------ Data for this exercise

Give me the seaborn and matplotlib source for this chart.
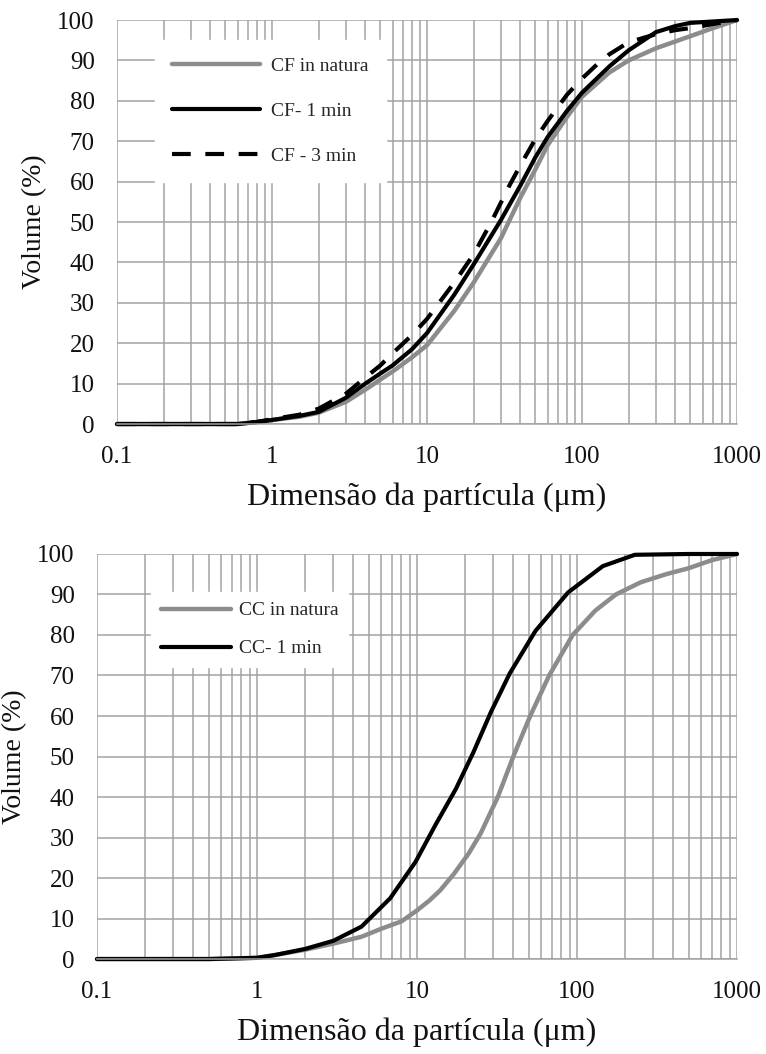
"""Curvas granulométricas acumuladas: CF (topo) e CC (base)."""

import matplotlib

matplotlib.use("Agg")
import matplotlib.pyplot as plt
import seaborn as sns
from matplotlib.ticker import FixedLocator, FuncFormatter, LogLocator, NullFormatter

# --- CF panel (top) ---
cf_natura_size = [0.1, 0.6, 0.8, 1, 1.5, 2, 3, 4, 5, 6, 8, 10, 15, 20, 30, 40, 50,
                  60, 80, 100, 150, 200, 300, 500, 700, 1000]
cf_natura_vol = [0, 0, 0.5, 1, 1.8, 2.8, 5.5, 8.5, 11, 13, 16.5, 19.5, 28, 35, 46, 56,
                 63, 69, 76, 81, 87, 90, 93, 96, 98, 100]

cf_1min_size = [0.1, 0.6, 0.8, 1, 1.5, 2, 3, 4, 5, 6, 8, 10, 15, 20, 30, 40, 50, 60,
                80, 100, 150, 200, 300, 400, 500, 1000]
cf_1min_vol = [0, 0, 0.5, 1, 2, 3, 6.5, 10, 12.5, 14.5, 18.5, 22.5, 32, 39.5, 50.5, 59,
               66, 71, 77.5, 82, 88.5, 92.5, 97, 98.5, 99.3, 100]

cf_3min_size = [0.1, 0.6, 0.8, 1, 1.5, 2, 3, 4, 5, 6, 8, 10, 15, 20, 26, 34, 40, 50,
                60, 80, 100, 125, 150, 200, 300, 400, 500, 700, 1000]
cf_3min_vol = [0, 0, 0.5, 1.2, 2.3, 3.8, 7.5, 11.5, 14.5, 17.5, 22, 26, 35, 42, 50, 59,
               64, 70.5, 75, 81.5, 85.5, 89, 91.5, 94.5, 96.5, 97.5, 98, 99, 100]

# --- CC panel (bottom) ---
cc_natura_size = [0.1, 0.5, 1.0, 1.3, 2.0, 3.0, 4.5, 6.0, 8.0, 10, 12, 14, 17, 21, 25,
                  32, 40, 51, 67, 94, 130, 175, 250, 360, 500, 700, 1000]
cc_natura_vol = [0, 0, 0.3, 1, 2.3, 3.8, 5.5, 7.5, 9.3, 12, 14.5, 17, 21, 26, 31, 40,
                 50, 60, 70, 80, 86, 90, 93, 95, 96.5, 98.5, 100]

cc_1min_size = [0.1, 0.5, 1.0, 1.3, 2.0, 3.0, 4.5, 6.8, 9.8, 13, 17.5, 22.5, 29, 38, 55,
                88, 145, 230, 500, 1000]
cc_1min_vol = [0, 0, 0.3, 1, 2.5, 4.5, 8, 15, 24, 33, 42, 51, 61, 70.5, 81, 90.5, 97,
               99.8, 100, 100]

x_ticks = [0.1, 1, 10, 100, 1000]
x_tick_labels = ["0.1", "1", "10", "100", "1000"]
y_ticks = list(range(0, 101, 10))

GRID = "#a3a3a3"
GRAY = "#8c8c8c"

sns.set_theme(style="whitegrid")
plt.rcParams["font.family"] = ["Liberation Serif", "DejaVu Serif"]


def style_axes(ax):
    ax.set_xscale("log")
    ax.set_xlim(0.1, 1000)
    ax.set_ylim(0, 100)
    ax.xaxis.set_major_locator(FixedLocator(x_ticks))
    ax.xaxis.set_major_formatter(FuncFormatter(
        lambda v, _: x_tick_labels[x_ticks.index(v)] if v in x_ticks else ""))
    ax.xaxis.set_minor_locator(LogLocator(base=10, subs=range(2, 10), numticks=20))
    ax.xaxis.set_minor_formatter(NullFormatter())
    ax.yaxis.set_major_locator(FixedLocator(y_ticks))
    ax.set_facecolor("white")
    ax.grid(True, which="both", axis="x", color=GRID, lw=1.1)
    ax.grid(True, which="major", axis="y", color=GRID, lw=1.1)
    for side in ("top", "right", "left"):
        ax.spines[side].set_visible(False)
    ax.spines["bottom"].set_color(GRID)
    ax.spines["bottom"].set_linewidth(1.1)
    ax.tick_params(axis="both", which="major", length=7, width=1.1, color=GRID,
                   labelsize=18, pad=9, labelcolor="#111111")
    ax.tick_params(axis="x", which="minor", length=0)
    ax.set_xlabel("Dimensão da partícula (μm)", fontsize=23, labelpad=10, color="#111111")
    ax.set_ylabel("Volume (%)", fontsize=20, labelpad=7, color="#111111")


fig = plt.figure(figsize=(7.66, 10.54), dpi=100)
ax_top = fig.add_axes([0.1527, 0.5977, 0.8094, 0.3833])
ax_bot = fig.add_axes([0.1266, 0.0901, 0.8355, 0.3843])

sns.lineplot(x=cf_natura_size, y=cf_natura_vol, ax=ax_top, color=GRAY, lw=3.2,
             label="CF in natura", clip_on=False)
sns.lineplot(x=cf_1min_size, y=cf_1min_vol, ax=ax_top, color="black", lw=3,
             label="CF- 1 min", clip_on=False)
sns.lineplot(x=cf_3min_size, y=cf_3min_vol, ax=ax_top, color="black", lw=3,
             linestyle=(0, (4.5, 3.5)), label="CF - 3 min", clip_on=False)
style_axes(ax_top)
ax_top.legend(loc="upper left", bbox_to_anchor=(0.045, 0.975), fontsize=14,
              frameon=True, fancybox=False, framealpha=1, facecolor="white",
              edgecolor="white", handlelength=4.5, handletextpad=0.6,
              labelspacing=1.4, borderpad=0.9)

sns.lineplot(x=cc_natura_size, y=cc_natura_vol, ax=ax_bot, color=GRAY, lw=3.2,
             label="CC in natura", clip_on=False)
sns.lineplot(x=cc_1min_size, y=cc_1min_vol, ax=ax_bot, color="black", lw=3,
             label="CC- 1 min", clip_on=False)
style_axes(ax_bot)
ax_bot.legend(loc="upper left", bbox_to_anchor=(0.07, 0.93), fontsize=14,
              frameon=True, fancybox=False, framealpha=1, facecolor="white",
              edgecolor="white", handlelength=3.6, handletextpad=0.4,
              labelspacing=1.05, borderpad=0.5)

fig.savefig("out.png", dpi=100, facecolor="white")
plt.close(fig)
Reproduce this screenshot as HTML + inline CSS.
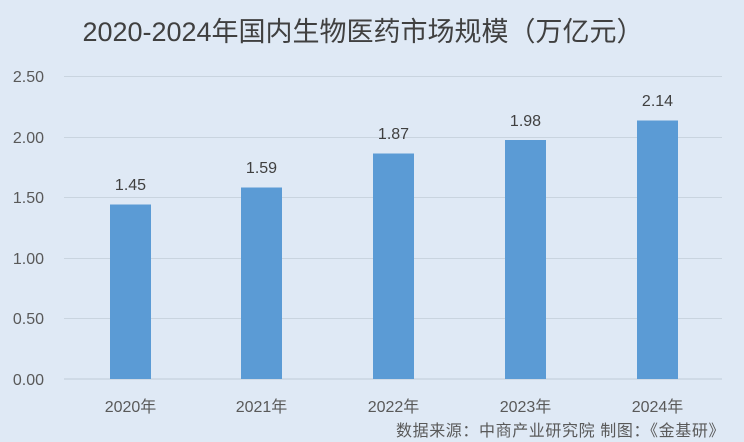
<!DOCTYPE html><html><head><meta charset="utf-8"><style>
body{margin:0;width:744px;height:442px;background:#dfe9f5;overflow:hidden;font-family:"Liberation Sans","Noto Sans CJK SC",sans-serif;}
</style></head><body>
<svg width="744" height="442" xmlns="http://www.w3.org/2000/svg" style="position:absolute;left:0;top:0">
<rect width="744" height="442" fill="#dfe9f5"/>
<text x="363" y="41" text-anchor="middle" font-size="27" fill="#404040" font-family="Liberation Sans,Noto Sans CJK SC,sans-serif">2020-2024年国内生物医药市场规模（万亿元）</text>
<g stroke="#c9d4df" stroke-width="1">
<line x1="64" x2="722" y1="76.5" y2="76.5"/><line x1="64" x2="722" y1="137.5" y2="137.5"/><line x1="64" x2="722" y1="197.5" y2="197.5"/><line x1="64" x2="722" y1="258.5" y2="258.5"/><line x1="64" x2="722" y1="318.5" y2="318.5"/><line x1="64" x2="722" y1="379" y2="379" stroke="#bfcad6"/>
</g>
<g font-size="16" fill="#595959" text-anchor="end">
<text x="44" y="82">2.50</text><text x="44" y="143">2.00</text><text x="44" y="203">1.50</text><text x="44" y="264">1.00</text><text x="44" y="324">0.50</text><text x="44" y="385">0.00</text>
</g>
<g fill="#5b9bd5">
<rect x="110" y="204.5" width="41" height="174.5"/>
<rect x="241" y="187.5" width="41" height="191.5"/>
<rect x="373" y="153.5" width="41" height="225.5"/>
<rect x="505" y="140" width="41" height="239"/>
<rect x="637" y="120.5" width="41" height="258.5"/>
</g>
<g font-size="16" fill="#404040" text-anchor="middle">
<text x="130.5" y="190">1.45</text><text x="261.5" y="173">1.59</text><text x="393.5" y="139">1.87</text><text x="525.5" y="126">1.98</text><text x="657.5" y="106">2.14</text>
</g>
<g font-size="16" fill="#595959" text-anchor="middle">
<text x="130.5" y="412">2020年</text><text x="261.5" y="412">2021年</text><text x="393.5" y="412">2022年</text><text x="525.5" y="412">2023年</text><text x="657.5" y="412">2024年</text>
</g>
<text x="396" y="436" font-size="16" letter-spacing="0.6" fill="#595959">数据来源：中商产业研究院  制图：《金基研》</text>
</svg>
</body></html>
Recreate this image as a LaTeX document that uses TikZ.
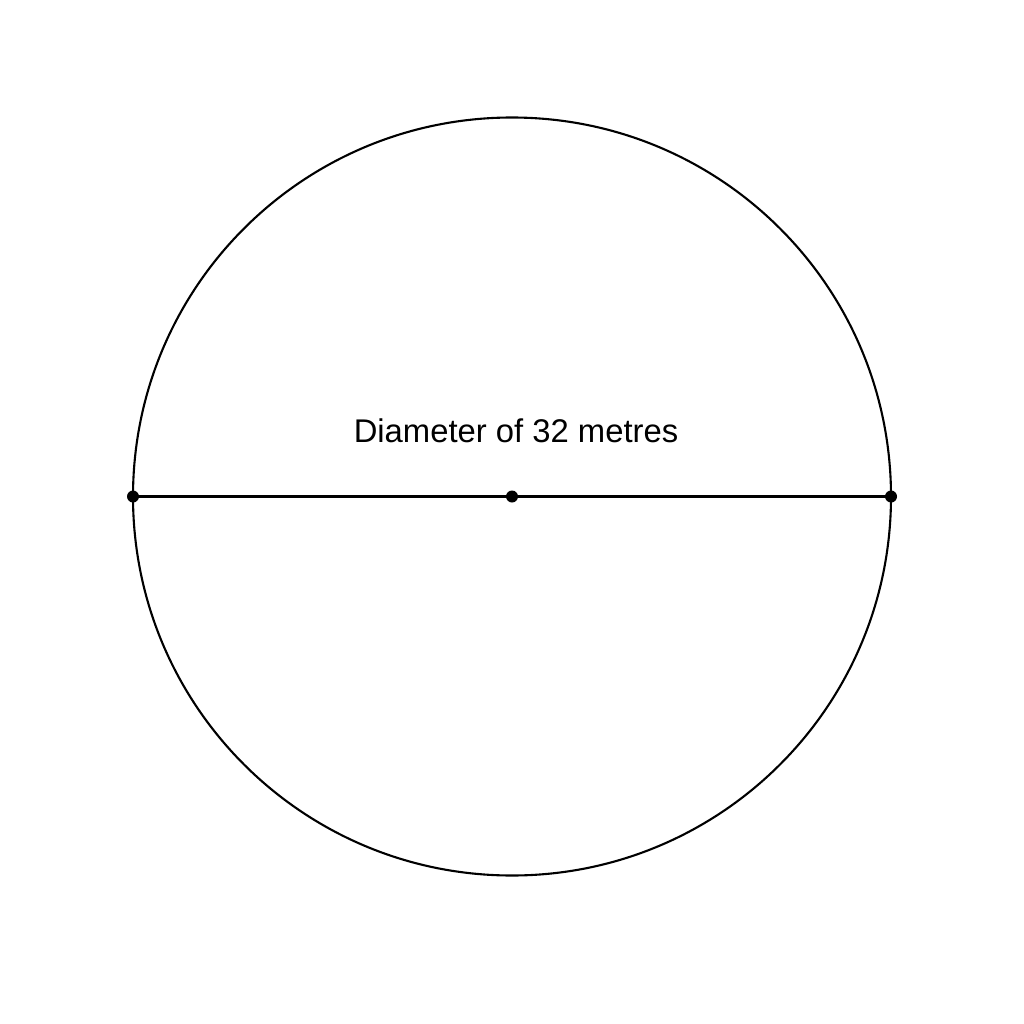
\documentclass[tikz,border=0pt]{standalone}
\usepackage{fontspec}
\setmainfont{Liberation Sans}
\begin{document}
\begin{tikzpicture}[x=1pt,y=-1pt,
  dotpt/.style={circle,fill=black,inner sep=0pt,minimum size=12pt},
  lbl/.style={font=\fontsize{32.8}{38}\selectfont,inner sep=0pt,anchor=base}]
\useasboundingbox[fill=white] (0,0) rectangle (1024,1024);
\draw[line width=2.1pt] (512,496.5) circle[radius=379];
\node[dotpt] (L) at (133,496.5) {};
\node[dotpt] (C) at (512,496.5) {};
\node[dotpt] (R) at (891,496.5) {};
\draw[line width=2.1pt] (L.center) -- (C.center) -- (R.center);
\node[lbl] (t) at (516,442) {Diameter of 32 metres};
\end{tikzpicture}
\end{document}
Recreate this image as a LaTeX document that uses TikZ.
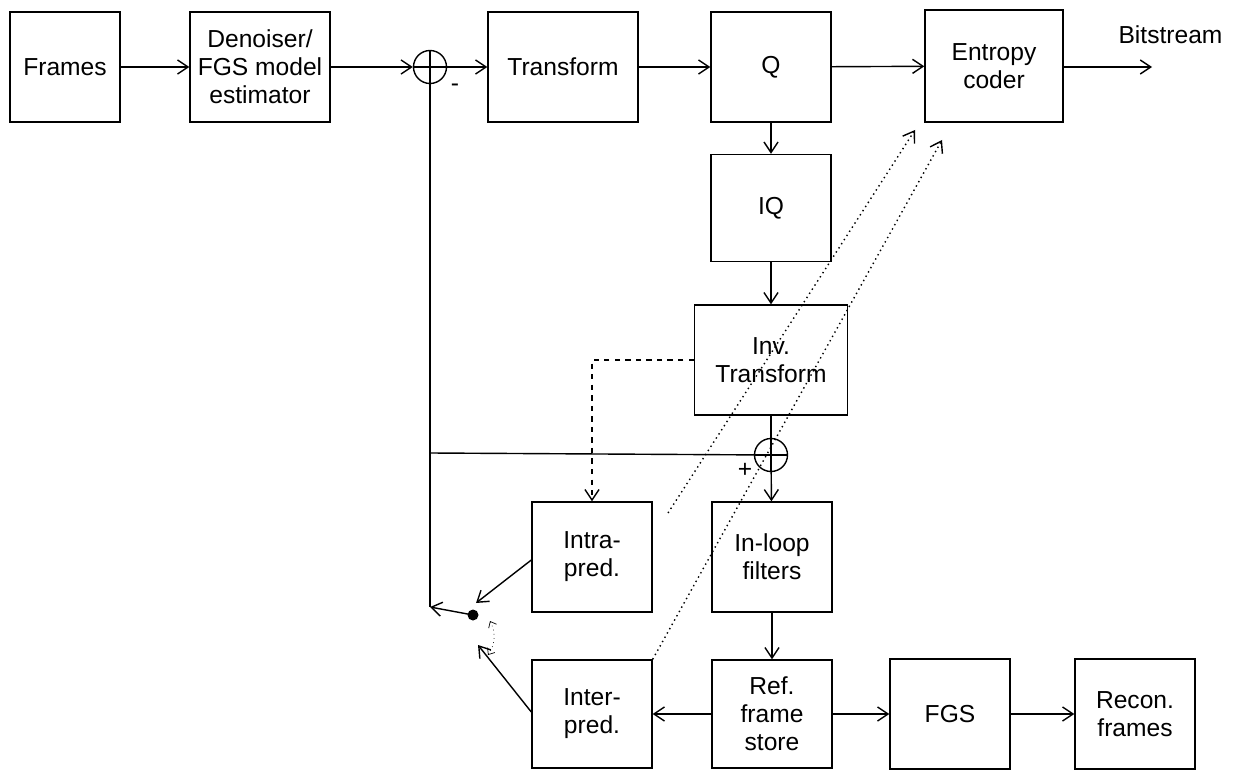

------------

## [Given problem]
Check every line of the entries above for the word "seaborn" and report how many lines contain it, giving the number only.

## [Correct answer]
2